In Griechenland, das gerade von der schwersten Wirtschaftskrise seit dem Zweiten Weltkrieg durchgeschüttelt wird, ist die Bürokratie heillos überfordert. Auf der Insel Kos mit ihren 33000 Einwohnern sitzen rund 7000 Flüchtlinge fest, weil es mit der Registrierung nicht vorangeht. Die auf Kos tätige Hilfsorganisation Ärzte ohne Grenzen (MSF) wirft den griechischen Behörden vor, sie habe 1000 Schutzsuchende in der Nacht auf Mittwoch in einem Stadion ohne ausreichenden Zugang zu sanitarischen Einrichtungen und ohne Lebensmittelversorgung festgehalten. Am Dienstag war es zu Zusammenstössen zwischen der Polizei und Flüchtlingen gekommen. Humanitäre Organisationen bezichtigen die Lokalverwaltung, sie verweigere sich bewusst einer Verbesserung der Aufnahmebedingungen, um Flüchtlinge abzuschrecken.

Zwischen Januar und Juli 2015 haben laut dem Uno-Flüchtlingshilfswerk (UNHCR) rund 124 000 Flüchtlinge und Migranten Griechenland mit dem Schiff erreicht; allein im Juli waren es 50 000. Gegenüber derselben Periode des Vorjahrs entspricht dies einer Zunahme von 750 Prozent. Ein hoher UNHCR-Beamter verurteilte die Betreuungssituation in Griechenland unlängst als beschämend für die EU. Der griechische Ministerpräsident Alexis Tsipras rief derweil Brüssel zum Handeln auf.

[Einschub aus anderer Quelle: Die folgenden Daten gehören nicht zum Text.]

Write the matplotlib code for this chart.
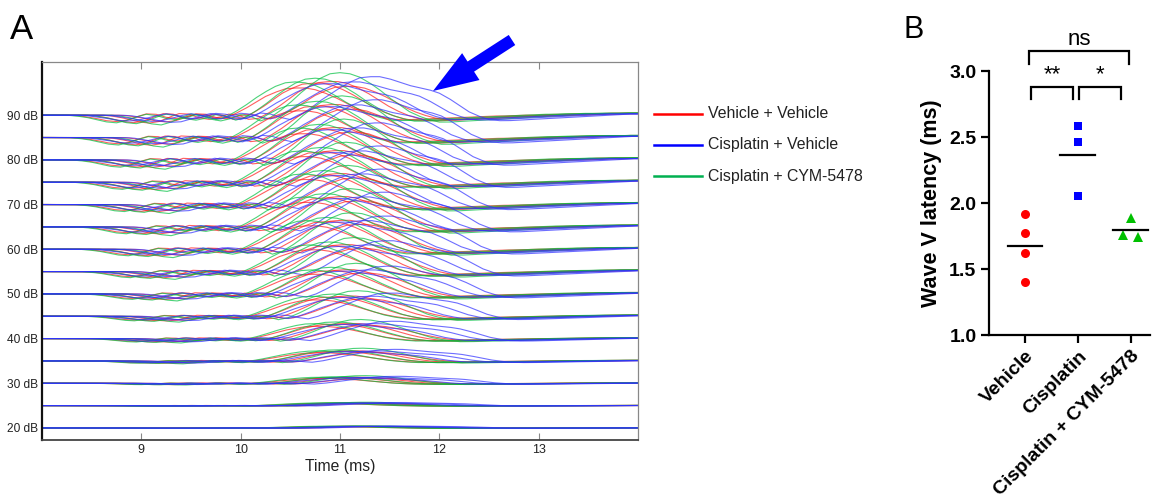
import numpy as np
import matplotlib.pyplot as plt
from matplotlib.lines import Line2D
from matplotlib.patches import FancyArrow
from matplotlib.transforms import IdentityTransform

plt.rcParams['font.family'] = ['Liberation Sans', 'DejaVu Sans']

# ---------------- panel A : ABR traces ----------------
levels = [90, 85, 80, 75, 70, 65, 60, 55, 50, 45, 40, 35, 30, 25, 20]
level_gain = [1.0, 0.98, 0.96, 0.94, 0.92, 0.9, 0.86, 0.8, 0.72, 0.6, 0.45, 0.3, 0.18, 0.08, 0.05]
level_delay = [0.0, 0.02, 0.04, 0.06, 0.08, 0.1, 0.12, 0.14, 0.16, 0.18, 0.2, 0.22, 0.24, 0.26, 0.28]

# time axis of the read-off waveforms (ms), 0.1 ms steps
t_ms = np.round(np.arange(8.0, 14.01, 0.1), 1)

# group-mean waveform at 90 dB (pixels above baseline)
wave_vehicle = [0, 0, 0, 0, 0, 0,
                -0.5, -2, -4, -6.5, -7.5, -6, -2, 1.5, 1, -2.5, -4, -2, 1, 0, -4,
                -3, 2, 8, 15, 22, 27, 31, 32, 32, 30, 26, 21, 15, 9, 4, 0, -3, -5, -5.5, -5,
                -4.5, -4, -3.5, -3, -2.5, -2, -1.5, -1, -1, -0.5, 0, 0, 0.5, 1, 1, 1.5, 1.5, 2, 2, 2]
wave_cisplatin = [0, 0, 0, 0, 0, 0,
                  -0.5, -2, -3.5, -5.5, -6.5, -6, -3.5, -0.5, 1.5, 0, -3, -4, -1, 2, 1,
                  -2, -4, 0, 6, 13, 19, 25, 30, 34, 35, 35, 33, 30, 27, 25, 23, 20, 15, 9, 3,
                  -1, -4, -5, -5, -4.5, -4, -3.5, -3, -2.5, -2, -1.5, -1, -0.5, 0, 0.5, 1, 1, 1.5, 1.5, 1.5]
wave_cym = [0, 0, 0, 0, 0, 0,
            -1, -2.5, -5, -7.5, -8.5, -6, -2, 1, -0.5, -3.5, -5, -3, 0.5, -1, -5,
            -2, 4, 11, 19, 26, 32, 36, 37, 36, 33, 28, 22, 15, 9, 3, -1, -4, -6, -6, -5.5,
            -5, -4.5, -4, -3.5, -3, -2.5, -2, -1.5, -1, -0.5, 0, 0.5, 1, 1, 1.5, 1.5, 2, 2, 2, 2]

# individual animals: extra delay (ms) and gain
delay_vehicle = [0.25, 0.08, -0.08, -0.25]
gain_vehicle = [0.9, 1.05, 1.0, 0.85]
delay_cisplatin = [0.3, 0.1, -0.15]
gain_cisplatin = [1.1, 0.95, 0.9]
delay_cym = [0.2, -0.05, -0.25]
gain_cym = [1.15, 1.0, 0.9]

legend_labels = ['Vehicle + Vehicle', 'Cisplatin + Vehicle', 'Cisplatin + CYM-5478']

# ---------------- panel B : wave V latency ----------------
groups = ['Vehicle', 'Cisplatin', 'Cisplatin + CYM-5478']
lat_vehicle = [1.92, 1.77, 1.62, 1.40]
lat_cisplatin = [2.58, 2.46, 2.05]
lat_cym = [1.89, 1.76, 1.74]

RED, BLUE, GREEN = '#ff1a1a', '#3030ff', '#00c040'

fig = plt.figure(figsize=(11.57, 5.04), dpi=100)

# ---------- A ----------
axA = fig.add_axes([42 / 1157, 1 - 440 / 504, 596 / 1157, 378 / 504])
px_per_db = 4.47
tt = np.linspace(8.0, 14.0, 601)

traces = [(wave_vehicle, delay_vehicle, gain_vehicle, RED),
          (wave_cym, delay_cym, gain_cym, GREEN),
          (wave_cisplatin, delay_cisplatin, gain_cisplatin, BLUE)]

for lev, lg, ld in zip(levels, level_gain, level_delay):
    for wave, dls, gns, col in traces:
        for d, g in zip(dls, gns):
            y = np.interp(tt - ld - d, t_ms, wave) * lg * g / px_per_db
            axA.plot(tt, lev + y, color=col, lw=0.8, alpha=0.7)

axA.set_xlim(8, 14)
axA.set_ylim(17.3, 101.9)
axA.set_xticks([9, 10, 11, 12, 13])
axA.set_yticks(range(20, 91, 10))
axA.set_yticklabels([f'{v} dB' for v in range(20, 91, 10)], fontsize=8.6, color='#222222')
axA.tick_params(axis='y', length=0, pad=3)
axA.tick_params(axis='x', direction='in', top=True, length=5, width=0.8, color='#888888',
                labelsize=9, labelcolor='#222222', pad=3)
axA.set_xlabel('Time (ms)', fontsize=11.3, labelpad=2, color='#222222')
axA.spines['left'].set_linewidth(1.6)
axA.spines['left'].set_color('#111111')
axA.spines['bottom'].set_linewidth(1.3)
axA.spines['bottom'].set_color('#444444')
for s in ['top', 'right']:
    axA.spines[s].set_linewidth(0.9)
    axA.spines[s].set_color('#888888')

# legend drawn by hand
for i, (lab, col) in enumerate(zip(legend_labels, ['#ff0000', '#0000ff', '#00b050'])):
    yy = 1 - (114 + 31 * i) / 504
    fig.add_artist(Line2D([654 / 1157, 702 / 1157], [yy, yy], color=col, lw=1.8))
    fig.text(708 / 1157, yy, lab, fontsize=11.4, va='center', ha='left', color='#222222')

# blue arrow
fig.add_artist(FancyArrow(512, 464, -79, -51, width=12, head_width=32, head_length=45,
                          length_includes_head=True, color='#0000ff', lw=0,
                          transform=IdentityTransform()))

fig.text(10 / 1157, 1 - 39 / 504, 'A', fontsize=25, va='baseline')
fig.text(903 / 1157, 1 - 38 / 504, 'B', fontsize=22, va='baseline')

# ---------- B ----------
axB = fig.add_axes([989 / 1157, 1 - 335 / 504, 161 / 1157, 264 / 504])
jitter = [[0, 0, 0, 0], [0, 0, 0], [0, -0.15, 0.14]]
styles = [('o', '#ff0000', 6.5), ('s', '#0000ff', 6), ('^', '#00c000', 7)]
for i, vals in enumerate([lat_vehicle, lat_cisplatin, lat_cym]):
    m, c, ms = styles[i]
    axB.plot(np.array(jitter[i]) + i, vals, ls='none', marker=m, color=c, ms=ms, mew=0)
    axB.plot([i - 0.33, i + 0.33], [np.mean(vals)] * 2, color='black', lw=1.6)

axB.set_xlim(-0.68, 2.36)
axB.set_ylim(1.0, 3.0)
axB.set_yticks([1.0, 1.5, 2.0, 2.5, 3.0])
axB.set_yticklabels(['1.0', '1.5', '2.0', '2.5', '3.0'], fontsize=14, fontweight='bold')
axB.set_xticks([0, 1, 2])
axB.set_xticklabels(groups, rotation=45, ha='right', rotation_mode='anchor',
                    fontsize=14, fontweight='bold')
axB.tick_params(length=6, width=1.6, color='black', pad=3)
axB.set_ylabel('Wave V latency (ms)', fontsize=15.5, fontweight='bold', labelpad=5)
for s in ['top', 'right']:
    axB.spines[s].set_visible(False)
for s in ['left', 'bottom']:
    axB.spines[s].set_linewidth(1.6)

# significance brackets
brackets = [(0.11, 0.91, 2.88, 2.79, '**'), (1.02, 1.81, 2.88, 2.79, '*'),
            (0.08, 1.96, 3.15, 3.05, 'ns')]
for x0, x1, ytop, ybot, txt in brackets:
    axB.plot([x0, x0, x1, x1], [ybot, ytop, ytop, ybot], color='black', lw=1.6,
             clip_on=False, solid_joinstyle='miter')
    axB.text((x0 + x1) / 2, ytop + 0.01, txt, ha='center', va='bottom', fontsize=16)

fig.savefig('out.png', dpi=100)
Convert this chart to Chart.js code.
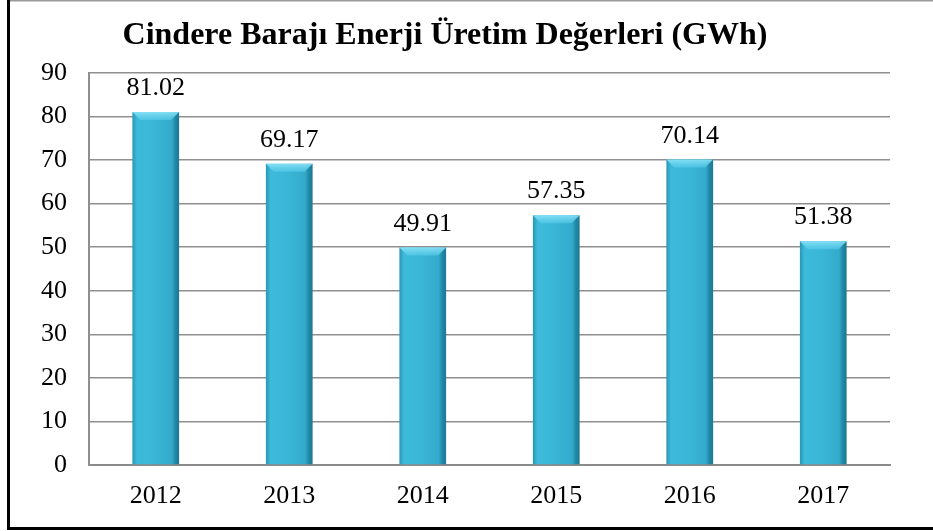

Athen stehen Gelder aus dem sogenannten Asyl-, Migrations- und Integrationsfonds zu. Doch verzögerte sich die Auszahlung wegen unerfüllter Auflagen.

Unsicherer Status

Die Türkei hat seit Beginn des Aufstands gegen das syrische Regime vor vier Jahren rund 1,8 Millionen Menschen aus dem Nachbarland aufgenommen. Zuerst rechnete die Regierung in Ankara noch damit, dass der Sturz des syrischen Despoten eine Frage von Monaten sei und man daher nur vorübergehend Gastrecht gewähren müsse. Doch ist ein Ende der Feindseligkeiten nicht abzusehen, und der Flüchtlingsstrom hält an. Die türkische Führung beabsichtigt jetzt, auf syrischem Boden einen Korridor einzurichten, wo die Vertriebenen untergebracht würden. Nach den Vorstellungen Ankaras sollen gemässigte Rebellen diese Zone vor Angriffen der Terrormiliz Islamischer Staat schützen.
Für die Syrer, die es bis nach Izmir geschafft haben, sind dies keine erstrebenswerten Perspektiven. Den Traum von einem sicheren Leben in Europa lassen sie sich nicht nehmen.